Much later I learnt about fractals, about life evolving at the edge of chaos, about complexity – how the linear science we have exploited so successfully in technology has so little to offer when we look at the natural world.

Long shots

I found some notes from an exhibition of Hopper’s paintings at the Tate Modern a few years back. I don’t really get art, but I like the few Hopper paintings everyone else does – the Night hawks, Friday morning, etc. The solitary pensive figures, the urban landscapes, the interior spaces framed through windows at night. I can feel the alienation and disaffection (which apparently means estranged and unfriendly).

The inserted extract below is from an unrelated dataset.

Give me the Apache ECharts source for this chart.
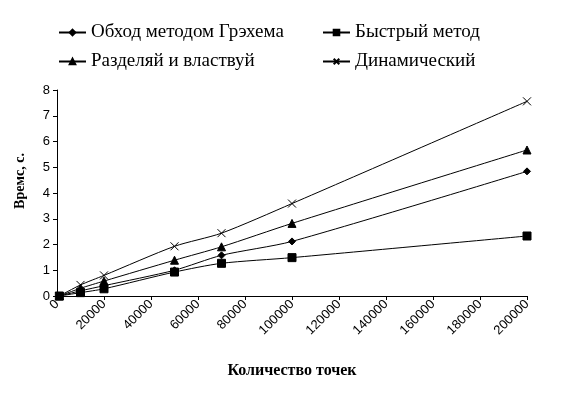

We’re all disaffected these days.

Edward Hopper
Solitary figure in theatre, 1903.

I particularly like photographs and paintings in long shot. Settings, buildings, human spaces, people going about their business. Incidental details, framed, cropped by some structure between observer and observed, some hiding place. For me, this is a window looking out at the world, rather than a window looking in to another’s private space.

Edouard Vuillard
Evening Effect, ca 1895.

Night, cities, shadows, everyday things. Long shots are like stolen glances. This is my style of observational documentary. I don’t want to intrude into people’s lives. I don’t want them to relate to me, or me to them. I’m outside of their lives. So, no street photography, no portraits of strangers, no close ups, no facial expressions. Just the human trading of the agora.